According to two recent studies by security providers, the single greatest security threat cloud users face is caused by configuration errors. The second most common type of breach is caused by user error. The study by Verizon Corp.’s 2020 Data Breach Report, shows that misconfigurations are the most common type of error made.
Accuris released the results from their study and found that misconfigured cloud storage services are present in 93% of cloud deployments they analyzed.
In addition to that, most of the organizations that participated in the study had at least one network exposure, that can be attributed directly to a misconfiguration of routing rules that expose private subnets to the internet.
Public-facing workloads abound
These new findings come at the heels of another recent study by Orca Security who found that more than 80% of organizations have at least one public-facing workload running on an unsupported operating system that has not seen any patching for at least 6 months.

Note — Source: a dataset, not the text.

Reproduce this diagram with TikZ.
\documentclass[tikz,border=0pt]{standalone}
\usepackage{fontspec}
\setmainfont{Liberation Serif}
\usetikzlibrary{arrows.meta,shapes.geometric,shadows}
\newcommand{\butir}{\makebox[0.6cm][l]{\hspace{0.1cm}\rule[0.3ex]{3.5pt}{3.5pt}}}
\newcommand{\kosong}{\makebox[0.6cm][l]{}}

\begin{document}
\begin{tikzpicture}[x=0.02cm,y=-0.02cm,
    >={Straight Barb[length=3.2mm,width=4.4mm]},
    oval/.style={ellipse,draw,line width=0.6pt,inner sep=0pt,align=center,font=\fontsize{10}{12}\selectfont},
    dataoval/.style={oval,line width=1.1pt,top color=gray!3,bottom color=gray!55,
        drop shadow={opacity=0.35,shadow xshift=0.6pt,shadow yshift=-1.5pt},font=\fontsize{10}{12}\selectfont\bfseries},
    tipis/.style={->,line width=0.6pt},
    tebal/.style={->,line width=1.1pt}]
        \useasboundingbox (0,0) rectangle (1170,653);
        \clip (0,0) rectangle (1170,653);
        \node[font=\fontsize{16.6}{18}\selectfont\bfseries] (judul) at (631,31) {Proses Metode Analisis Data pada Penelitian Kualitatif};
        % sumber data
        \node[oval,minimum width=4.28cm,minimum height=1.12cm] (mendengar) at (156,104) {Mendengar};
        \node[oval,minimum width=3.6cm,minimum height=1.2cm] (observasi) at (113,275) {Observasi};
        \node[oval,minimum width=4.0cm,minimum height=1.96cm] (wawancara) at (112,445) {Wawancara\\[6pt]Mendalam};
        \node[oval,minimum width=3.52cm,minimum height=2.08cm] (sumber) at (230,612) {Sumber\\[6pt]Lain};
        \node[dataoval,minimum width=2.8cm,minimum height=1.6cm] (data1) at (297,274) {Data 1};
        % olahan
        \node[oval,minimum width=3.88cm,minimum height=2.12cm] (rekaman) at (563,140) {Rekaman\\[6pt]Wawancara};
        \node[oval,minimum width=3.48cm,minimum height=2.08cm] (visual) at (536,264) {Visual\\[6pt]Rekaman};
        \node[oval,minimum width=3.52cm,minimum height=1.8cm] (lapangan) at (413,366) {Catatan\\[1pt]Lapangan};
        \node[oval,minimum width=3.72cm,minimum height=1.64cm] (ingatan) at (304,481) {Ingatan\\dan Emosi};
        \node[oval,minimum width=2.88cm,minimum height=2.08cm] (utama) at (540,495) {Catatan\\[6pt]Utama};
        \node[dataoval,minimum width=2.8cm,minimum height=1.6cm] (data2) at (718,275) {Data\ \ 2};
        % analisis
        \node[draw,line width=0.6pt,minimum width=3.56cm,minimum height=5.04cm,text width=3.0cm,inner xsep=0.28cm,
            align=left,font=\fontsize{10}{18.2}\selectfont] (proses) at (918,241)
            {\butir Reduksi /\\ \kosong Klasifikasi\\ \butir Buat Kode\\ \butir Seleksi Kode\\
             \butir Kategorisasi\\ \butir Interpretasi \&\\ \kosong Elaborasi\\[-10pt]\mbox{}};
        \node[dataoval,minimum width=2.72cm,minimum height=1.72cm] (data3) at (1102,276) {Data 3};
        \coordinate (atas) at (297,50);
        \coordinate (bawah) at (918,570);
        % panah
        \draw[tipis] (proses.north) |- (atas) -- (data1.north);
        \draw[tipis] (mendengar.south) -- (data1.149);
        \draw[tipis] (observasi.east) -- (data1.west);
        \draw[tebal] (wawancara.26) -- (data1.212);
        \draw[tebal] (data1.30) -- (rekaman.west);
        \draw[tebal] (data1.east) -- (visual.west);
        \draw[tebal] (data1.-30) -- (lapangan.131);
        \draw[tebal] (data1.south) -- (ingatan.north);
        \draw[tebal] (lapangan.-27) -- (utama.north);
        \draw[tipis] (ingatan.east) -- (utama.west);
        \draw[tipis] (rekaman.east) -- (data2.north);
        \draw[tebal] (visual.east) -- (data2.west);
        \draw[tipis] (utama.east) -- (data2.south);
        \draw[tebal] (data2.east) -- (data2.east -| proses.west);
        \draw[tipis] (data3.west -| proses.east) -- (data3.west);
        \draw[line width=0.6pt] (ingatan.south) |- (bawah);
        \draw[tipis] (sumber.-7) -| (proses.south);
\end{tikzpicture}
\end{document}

Almost 50% of organizations have at least one unpatched web server that’s publicly accessible. This mistake was how the 2017 breach of Equifax happened.

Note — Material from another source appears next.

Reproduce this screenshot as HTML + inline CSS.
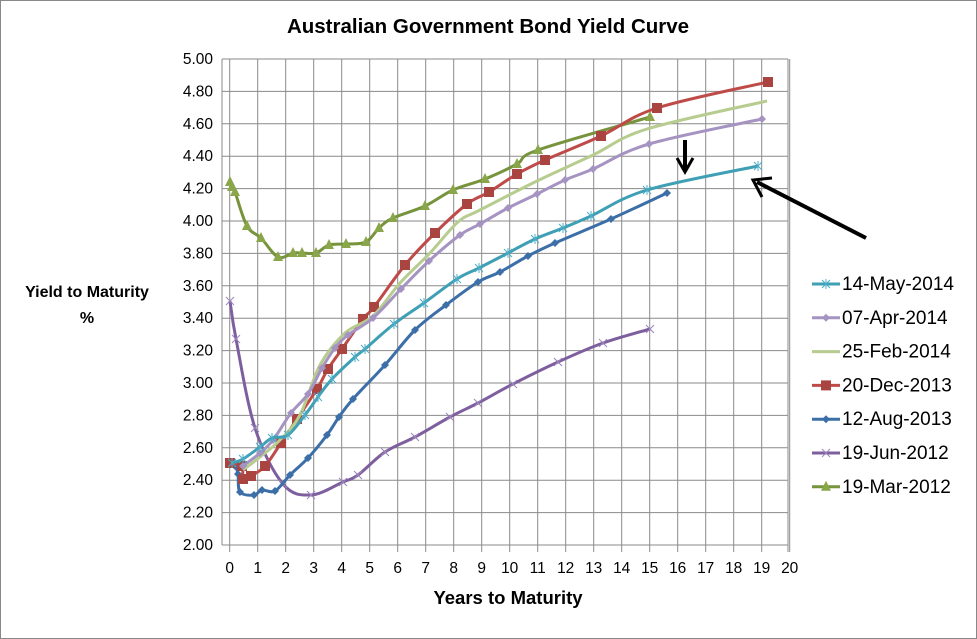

Over half of the organizations audited by Orca have internet-facing workloads that contain secrets and credentials which can give attackers access to secure nodes in the network. With that, it would be easy to attack any part of the organization.
Ignoring the basics
The problem boils down to oversight when it comes to basic security protocols. An inadequate understanding of the basics in configuring access privileges and the misguided belief that cloud providers take care of security is another factor.
In just the first half of 2019, Risk Based Security Inc. recorded 149 incidents of misconfigured cloud services and databases that exposed more than 3.2 billion records. Encryption is not a solution if the keys are open to anyone who has the expertise to get them.
Eventually, the organizations will have to adapt or risk devastating attacks.